The potential for this technology to revolutionize the way transportation assets are managed and analyzed is massive, but Eloque and Xerox don’t plan on stopping there.

“I think within our lifetime, we will see infrastructure and the autonomous vehicles talking to each other,” Uzun mused on his technology’s long-term potential to redefine infrastructure management. “We will see the usage patterns of transportation networks based on the weather, how strong the current wind is and what level of load that the bridge is experiencing right now. You’ll see DOTs dynamically limiting how many of those very heavy assets go over the bridge, and then you dynamically set their speed limit. This is one example of how full autonomy across the infrastructure and users of the infrastructures could behave. From another futuristic point of view, which is actually starting to get into our product map, this is not limited to bridges. Things like tunnels, ports and dams are very similar to bridges and need to be maintained.”

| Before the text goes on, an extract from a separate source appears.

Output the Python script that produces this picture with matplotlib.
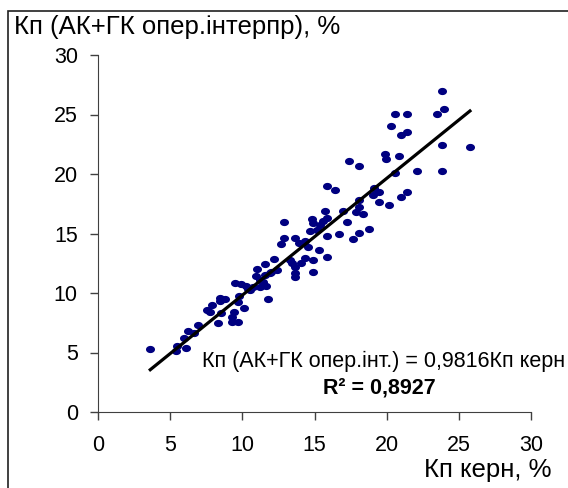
import numpy as np
import matplotlib
matplotlib.use('Agg')
import matplotlib.pyplot as plt
from matplotlib.patches import Rectangle
from matplotlib.path import Path

plt.rcParams['font.family'] = ['Liberation Sans', 'DejaVu Sans']

# Кп керн, %
kp_kern = [3.62, 5.49, 5.41, 6.12, 5.94, 6.24, 6.64, 6.92, 7.58, 7.75,
           7.90, 8.28, 8.43, 8.43, 8.83, 8.51, 9.26, 9.26, 9.44, 9.67,
           9.51, 9.92, 9.76, 9.69, 10.09, 10.27, 10.52, 10.77, 11.05, 10.95,
           11.23, 11.60, 11.55, 11.65, 11.45, 11.75, 11.90, 12.18, 12.43, 12.71,
           12.86, 12.86, 13.29, 13.44, 13.64, 13.64, 13.64, 13.67, 13.94, 14.04,
           14.35, 14.35, 14.52, 14.70, 14.85, 14.90, 14.90, 14.90, 15.15, 15.35,
           15.30, 15.60, 15.73, 15.88, 15.88, 15.88, 15.88, 16.44, 16.71, 16.96,
           17.24, 17.39, 17.64, 17.90, 18.05, 18.10, 18.07, 18.07, 18.35, 18.78,
           19.03, 19.15, 19.46, 19.46, 19.88, 19.98, 20.16, 20.29, 20.56, 20.56,
           20.84, 20.97, 20.97, 21.39, 21.39, 21.39, 22.07, 23.46, 23.86, 23.99,
           23.86, 23.86, 25.77, 11.23, 10.40, 12.00]
# Кп (АК+ГК опер.інтерпр), %
kp_akgk = [5.29, 5.57, 5.15, 5.41, 6.25, 6.83, 6.61, 7.28, 8.57, 8.43,
           9.02, 7.45, 9.61, 9.33, 9.47, 8.29, 7.56, 8.01, 8.43, 7.56,
           10.87, 10.76, 9.78, 9.27, 8.71, 10.59, 10.25, 10.48, 12.04, 11.46,
           11.09, 12.46, 11.54, 10.59, 10.95, 9.47, 11.65, 12.89, 11.93, 14.09,
           14.65, 15.94, 12.77, 12.55, 12.21, 11.71, 11.32, 14.65, 14.23, 12.49,
           12.91, 14.40, 13.89, 15.21, 16.19, 15.91, 12.77, 11.74, 15.29, 15.69,
           13.61, 16.08, 16.92, 16.33, 14.79, 13.05, 18.96, 18.68, 14.93, 16.92,
           15.94, 21.12, 14.51, 16.81, 17.82, 17.25, 15.07, 20.70, 16.67, 15.35,
           18.24, 18.80, 18.52, 17.68, 21.71, 21.26, 17.37, 24.01, 25.01, 20.11,
           21.54, 23.28, 18.10, 23.56, 25.01, 18.52, 20.25, 25.01, 27.00, 25.43,
           22.41, 20.25, 22.27, 10.48, 10.30, 11.80]

slope = 0.9816
r2 = 0.8927

# трохи сплюснутий еліпс як маркер
t = np.linspace(0, 2 * np.pi, 40)
ellipse = Path(np.column_stack([np.cos(t), 0.8 * np.sin(t)]), closed=True)

fig = plt.figure(figsize=(5.68, 4.88), dpi=100)
ax = fig.add_axes([98 / 568, 1 - 412 / 488, 433 / 568, 357 / 488])

# рамка навколо рисунка
fig.patches.append(Rectangle((8 / 568, -0.05), 1.1, 1.05 - 11 / 488,
                             transform=fig.transFigure, fill=False,
                             edgecolor='#202020', linewidth=1.2))

ax.plot(kp_kern, kp_akgk, linestyle='none', marker=ellipse, markersize=6.5,
        color='#000080', markeredgewidth=0, zorder=2)

xl = np.array([min(kp_kern), max(kp_kern)])
ax.plot(xl, slope * xl, color='black', linewidth=2.3, zorder=3)

ax.set_xlim(0, 30)
ax.set_ylim(0, 30)
ax.set_xticks(range(0, 31, 5))
ax.set_yticks(range(0, 31, 5))
ax.tick_params(direction='out', length=5.5, width=1, color='#404040',
               labelsize=15.5)
ax.tick_params(axis='x', pad=11)
ax.tick_params(axis='y', pad=9)
for s in ['top', 'right']:
    ax.spines[s].set_visible(False)
for s in ['left', 'bottom']:
    ax.spines[s].set_color('#404040')

fig.text(14 / 568, 1 - 27 / 488, 'Кп (АК+ГК опер.інтерпр), %', fontsize=18.5,
         va='center', ha='left')
fig.text(552 / 568, 1 - 470 / 488, 'Кп керн, %', fontsize=18.5,
         va='center', ha='right')

fig.text(565 / 568, 1 - 361 / 488, 'Кп (АК+ГК опер.інт.) = 0,9816Кп керн',
         fontsize=15.5, va='center', ha='right')
fig.text(379 / 568, 1 - 388 / 488, 'R² = 0,8927', fontsize=15.5,
         fontweight='bold', va='center', ha='center')

fig.savefig('out.png', dpi=100)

As a nation, America is at a crossroads when it comes to infrastructure management and spending. Over 40 percent of the country’s bridges are over 50 years old, with nearly 8 percent labeled structurally deficient. Eloque’s smart technology and sensors won’t solve all of the problems facing engineers and transportation leaders tasked with keeping bridges safe and operational, but it will make their jobs easier now and into the future. Now is an exciting time for infrastructure professionals as new technologies like emerge and revolutionize the field of civil engineering.